Efficient Tensor Network Algorithms for Spin Foam Models

TL;DR

This paper introduces tensor network algorithms that significantly improve the efficiency of computing amplitudes in spin foam models, enabling scalable analysis of complex configurations on standard hardware.

Contribution

The paper presents novel tensor network algorithms that reorganize spin foam sums into matrix contractions, reducing computational complexity and memory usage for large-scale models.

Findings

Substantial reduction in computational time and memory usage.

Consistent scaling behavior observed in vertex configuration analysis.

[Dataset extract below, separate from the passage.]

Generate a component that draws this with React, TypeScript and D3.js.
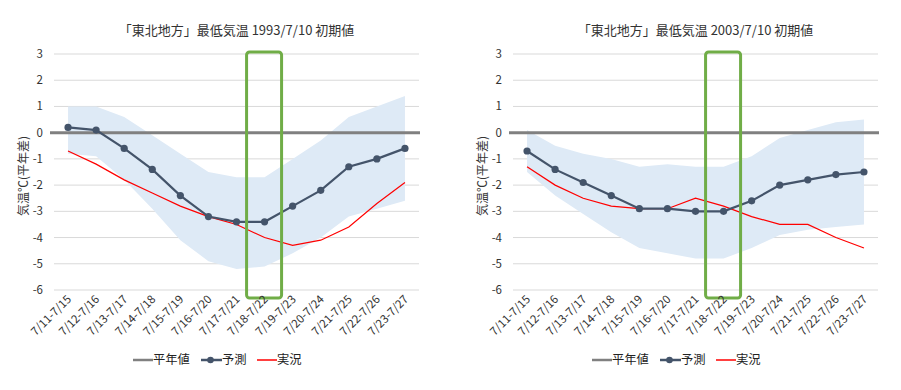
import React from "react";
import * as d3 from "d3";

const categories = ["7/11-7/15","7/12-7/16","7/13-7/17","7/14-7/18","7/15-7/19","7/16-7/20","7/17-7/21","7/18-7/22","7/19-7/23","7/20-7/24","7/21-7/25","7/22-7/26","7/23-7/27"];
const yTicks = [3,2,1,0,-1,-2,-3,-4,-5,-6];

const title1993 = "「東北地方」最低気温 1993/7/10 初期値";
const forecast1993 = [0.2,0.1,-0.6,-1.4,-2.4,-3.2,-3.4,-3.4,-2.8,-2.2,-1.3,-1.0,-0.6];
const actual1993 = [-0.7,-1.2,-1.8,-2.3,-2.8,-3.2,-3.5,-4.0,-4.3,-4.1,-3.6,-2.7,-1.9];
const upper1993 = [1.0,1.0,0.6,-0.1,-0.8,-1.5,-1.7,-1.7,-1.0,-0.3,0.6,1.0,1.4];
const lower1993 = [-0.8,-0.9,-1.8,-2.9,-4.1,-4.9,-5.2,-5.1,-4.6,-4.0,-3.2,-2.9,-2.6];

const title2003 = "「東北地方」最低気温 2003/7/10 初期値";
const forecast2003 = [-0.7,-1.4,-1.9,-2.4,-2.9,-2.9,-3.0,-3.0,-2.6,-2.0,-1.8,-1.6,-1.5];
const actual2003 = [-1.3,-2.0,-2.5,-2.8,-2.9,-2.9,-2.5,-2.8,-3.2,-3.5,-3.5,-4.0,-4.4];
const upper2003 = [0.1,-0.5,-0.8,-1.0,-1.3,-1.2,-1.3,-1.3,-0.9,-0.2,0.1,0.4,0.5];
const lower2003 = [-1.5,-2.4,-3.1,-3.8,-4.4,-4.6,-4.8,-4.8,-4.4,-3.9,-3.7,-3.6,-3.5];

const legendLabels = ["平年値", "予測", "実況"];
const highlightIndex = 7;
const FONT = "'Noto Sans CJK JP', 'Noto Sans', sans-serif";

type ChartProps = {
  ox: number; plotLeft: number; plotRight: number; title: string;
  forecast: number[]; actual: number[]; upper: number[]; lower: number[];
};

function Chart({ ox, plotLeft, plotRight, title, forecast, actual, upper, lower }: ChartProps) {
  const x = d3.scaleBand<string>().domain(categories).range([plotLeft, plotRight]);
  const y = d3.scaleLinear().domain([-6, 3]).range([290, 54]);
  const cx = (i: number) => (x(categories[i]) as number) + x.bandwidth() / 2;

  const area = d3.area<number>()
    .x((_, i) => cx(i))
    .y0((_, i) => y(lower[i]))
    .y1((d) => y(d));
  const line = d3.line<number>().x((_, i) => cx(i)).y((d) => y(d));

  const bxc = cx(highlightIndex);
  const mid = (plotLeft + plotRight) / 2;
  const lx = plotLeft + 79;

  return (
    <g>
      {yTicks.map((t) => (
        <g key={t}>
          <line x1={plotLeft} x2={plotRight} y1={y(t)} y2={y(t)} stroke="#D9D9D9" strokeWidth={1} />
          <text x={plotLeft - 11} y={y(t)} dy="0.35em" textAnchor="end" fontSize={11.5} fill="#333">{t}</text>
        </g>
      ))}
      <path d={area(upper) || ""} fill="#DEEAF6" />
      <line x1={plotLeft - 4} x2={plotRight + 1} y1={y(0)} y2={y(0)} stroke="#808080" strokeWidth={3} />
      <path d={line(actual) || ""} fill="none" stroke="#FF0000" strokeWidth={1.2} />
      <path d={line(forecast) || ""} fill="none" stroke="#44546A" strokeWidth={2.2} />
      {forecast.map((v, i) => (
        <circle key={i} cx={cx(i)} cy={y(v)} r={3.6} fill="#44546A" />
      ))}
      <rect x={bxc - 18} y={y(3) - 2} width={35} height={246} rx={3} fill="none" stroke="#70AD47" strokeWidth={3} />
      {categories.map((c, i) => (
        <text key={c} transform={`translate(${cx(i) + 4},${300}) rotate(-45)`} textAnchor="end" fontSize={11.5} fill="#333">{c}</text>
      ))}
      <text transform={`translate(${plotLeft - 26},${y(-1.65)}) rotate(-90)`} textAnchor="middle" fontSize={12} fill="#333">気温℃(平年差)</text>
      <text x={mid} y={35} textAnchor="middle" fontSize={13} fill="#333">{title}</text>
      <g transform={`translate(${lx},360)`}>
        <line x1={0} x2={20} y1={0} y2={0} stroke="#808080" strokeWidth={2.5} />
        <text x={20} y={0} dy="0.35em" fontSize={12.3} fill="#222">{legendLabels[0]}</text>
        <line x1={68} x2={89} y1={0} y2={0} stroke="#44546A" strokeWidth={2.5} />
        <circle cx={77.5} cy={0} r={3.3} fill="#44546A" />
        <text x={89} y={0} dy="0.35em" fontSize={12.3} fill="#222">{legendLabels[1]}</text>
        <line x1={124} x2={144} y1={0} y2={0} stroke="#FF0000" strokeWidth={1.5} />
        <text x={144} y={0} dy="0.35em" fontSize={12.3} fill="#222">{legendLabels[2]}</text>
      </g>
    </g>
  );
}

export default function App() {
  return (
    <svg width={901} height={390} style={{ position: "absolute", left: 0, top: 0, background: "#fff" }} fontFamily={FONT}>
      <rect width={901} height={390} fill="#fff" />
      <Chart ox={0} plotLeft={54} plotRight={419} title={title1993}
        forecast={forecast1993} actual={actual1993} upper={upper1993} lower={lower1993} />
      <Chart ox={450} plotLeft={513} plotRight={878} title={title2003}
        forecast={forecast2003} actual={actual2003} upper={upper2003} lower={lower2003} />
    </svg>
  );
}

Algorithms applicable to complex 2-complexes with multiple vertices.

Abstract

Numerical computations and methods have become increasingly crucial in the study of spin foam models across various regimes. This paper adds to this field by introducing new algorithms based on tensor network methods for computing amplitudes, focusing on topological SU(2) BF and Lorentzian EPRL spin foam models. By reorganizing the sums and tensors involved, vertex amplitudes are recast as a sequence of matrix contractions. This reorganization significantly reduces computational complexity and memory usage, allowing for scalable and efficient computations of the amplitudes for larger representation labels on standard consumer hardware--previously infeasible due to the computational demands of high-valent tensors. We apply these tensor network algorithms to analyze the characteristics of various vertex configurations, including Regge and vector geometries for the SU(2) BF theory, demonstrating consistent scaling behavior and differing oscillation patterns. Our benchmarks reveal substantial improvements in computational time and memory allocations, especially for large representation labels. Additionally, these tensor network methods are applicable to generic 2-complexes with multiple vertices, where we introduce partial-coherent vertex amplitudes to streamline the computations. The implementation of these algorithms is available on GitHub for further exploration and use.